The relevant Code that is the NECCS Employment Code of Conduct does not in my view provide for “mass hearings” and much less so for “team misconduct”.  In Part II thereof it provides for individual investigation by designated officer where an “employee” is suspected to have committed an offence.  The Designated officer is required to gather and record all evidence; grant an opportunity to the employee to present his/her case; in conducting the investigation observe the principles of natural justice; prepare a report and give a decision within 14 days of receipt of the case.  Clearly if the intention had been for the Code to cover situations of “team misconduct” the officer would have provided for the Designated Officers to investigate where an “employee” or “employees” were suspected of having committed an offence.  As presently couched the Code of Conduct does not in my view provide for “mass hearings” or “team misconduct” for that matter.  In the circumstances the Negotiating Committee did not err.

There is one further reason why the charges levelled against the respondent are not sustainable.  The appellant by its own admission had not reduced the individual contract of the five respondents into writing.  Although the respondents were engaged in different capacities for example Lucky Budiveya, Lyman Sithole and Musingashare Musingashari were employed as shop salesmen and Lawrence Zvinoreva as shopkeeper whilst Amos Tasara was engaged as a till operator the fifth respondent had no clearly defined job description as required by Section 12(2) of the Labour Act [Chapter 28:01].  The appellant argues that they were each given specific responsibilities but if these were not reduced into writing it was practically impossible for the appellant to then level the charges against any one of the respondents.

For an example, how could the employer prove that the two salesmen had misused the employer’s property?  What were the specific responsibilities of the salesmen and how had each of them misused the employer’ property.  Which property was misused and how was it misused in the line of those salesmen’s responsibilities?  This much is not clear from the record.

The same can be said of the two other charges.  The employer found each of the five respondents guilty of unsatisfactory work performance that is lack of skill.  How was the lack of skill exhibited in respect of each of the five respondents taking into account that they occupied different positions in the store?  How had the lack of skill of each resulted in the shrinkage/loss suffered by the appellant?

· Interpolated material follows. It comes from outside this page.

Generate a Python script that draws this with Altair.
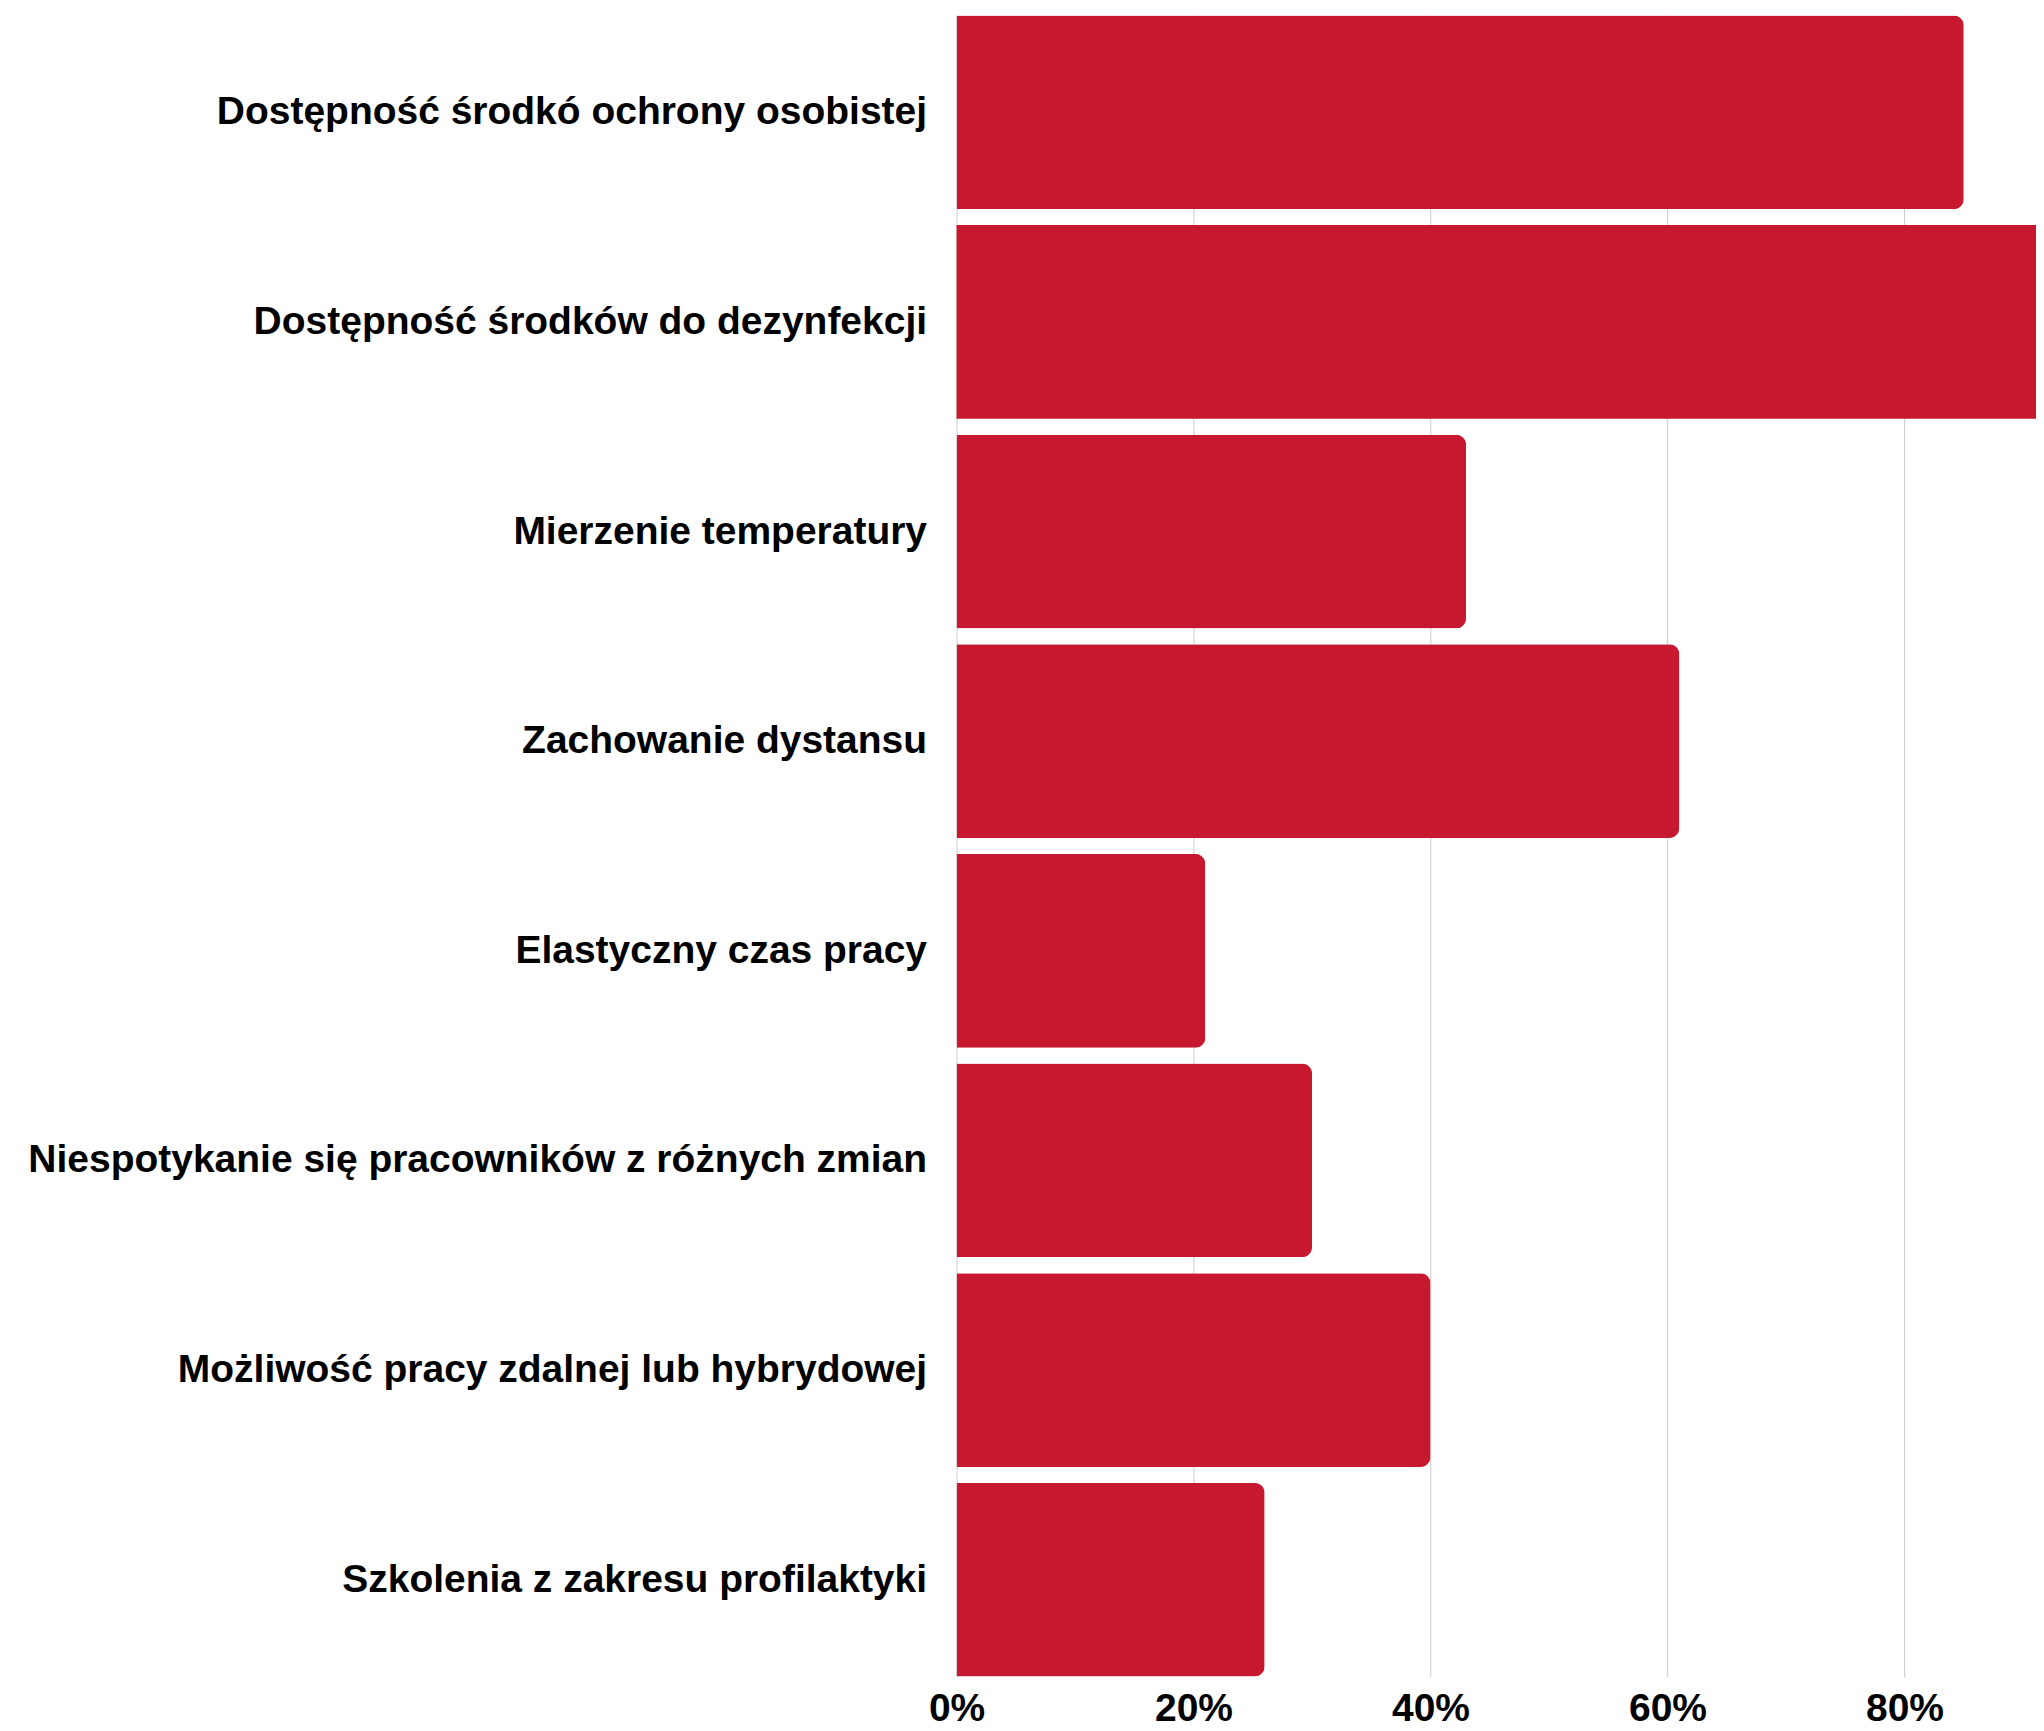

In order for the charges of dishonesty to be sustained the employer had to prove that each of the five respondents had unlawfully deprived the appellant of its property.  The respondents’ submission is that all the five respondents were responsible for receiving stock storage and dispatch.  The respondents did not at any stage report a break in but there was shrinkage in the stock.  The fact that they failed to raise alarm to the employer of this fact indicated a collective intention to unlawfully deprive the employer of goods and cash.  I was not persuaded by this argument.

In the circumstances it is the Court’s finding that;

The decision of the Negotiating Committee dated 22nd March 2011 be and is upheld.

The Appellant is directed to reinstate the (5) five without loss of salary and benefits from the date of unlawful dismissal.

In the event of failure to reinstate the Appellant shall pay damages in lieu of reinstatement the quantum of which is to be agreed upon between the parties failing which either party may approach the Court for quantification.

Chihambakwe, Makonese & Ncube Legal Practitioners, for the appellant.

Commercial Workers Union of Zimbabwe, for the respondents.